Worth Taking The Time

There is an article in The Guardian entitled 'Why was I born gay in Africa?' It's not pretty, but it is worth taking the time to read it, and worth taking the time to grapple with the truth that it tells.

I don't mean to offend people of my own faith -- or at least some of them anyway! -- but one of the most shocking details told in the story is that a Christian organisation is involved in transforming this inhuman situation. One of the commenters on the piece articulates the irony that the word "Christian" could actually be used in a positive light in such an article. Of course it's naive and reductionist to think that Christians cannot come to the aid of homosexuals who are suffering gross injustices. To think like this is to think the way the media wants us to think - a media that only gives Christians a voice on homosexuality when they are denying homosexual people certain rights.

But it would also be naive to think that the dialogue amongst most Christians vis-a-vis homosexuality goes beyond civil unions and marriage and rights and wrongs. On both sides of the debate homosexual people are treated as little more than embodied ideologies, rerpresentatives of either a thankfully pluralistic, tolerant society, or a regrettably liberal, immoral society, depending on your vantage point. The debate is merely a thinly disguised battle for power - a battle that followers of Jesus should have no interest in fighting.
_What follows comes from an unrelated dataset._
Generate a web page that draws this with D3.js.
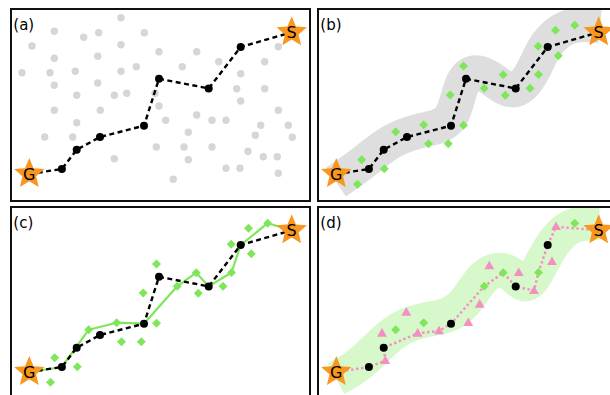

Instead, being a Christian in the mould of a powerless, homeless, selfless Jesus -- and is there any other mould? -- ought to take us beyond the culture wars and into the lives of those who desperately need the indiscriminate neighbourly love of Christ. Lest Christians forget, this is the same Christ who, without any desire to qualify or explain, could say to the religious people of his day:

"Truly, I say to you, the tax collectors and the prostitutes go into the kingdom of God before you."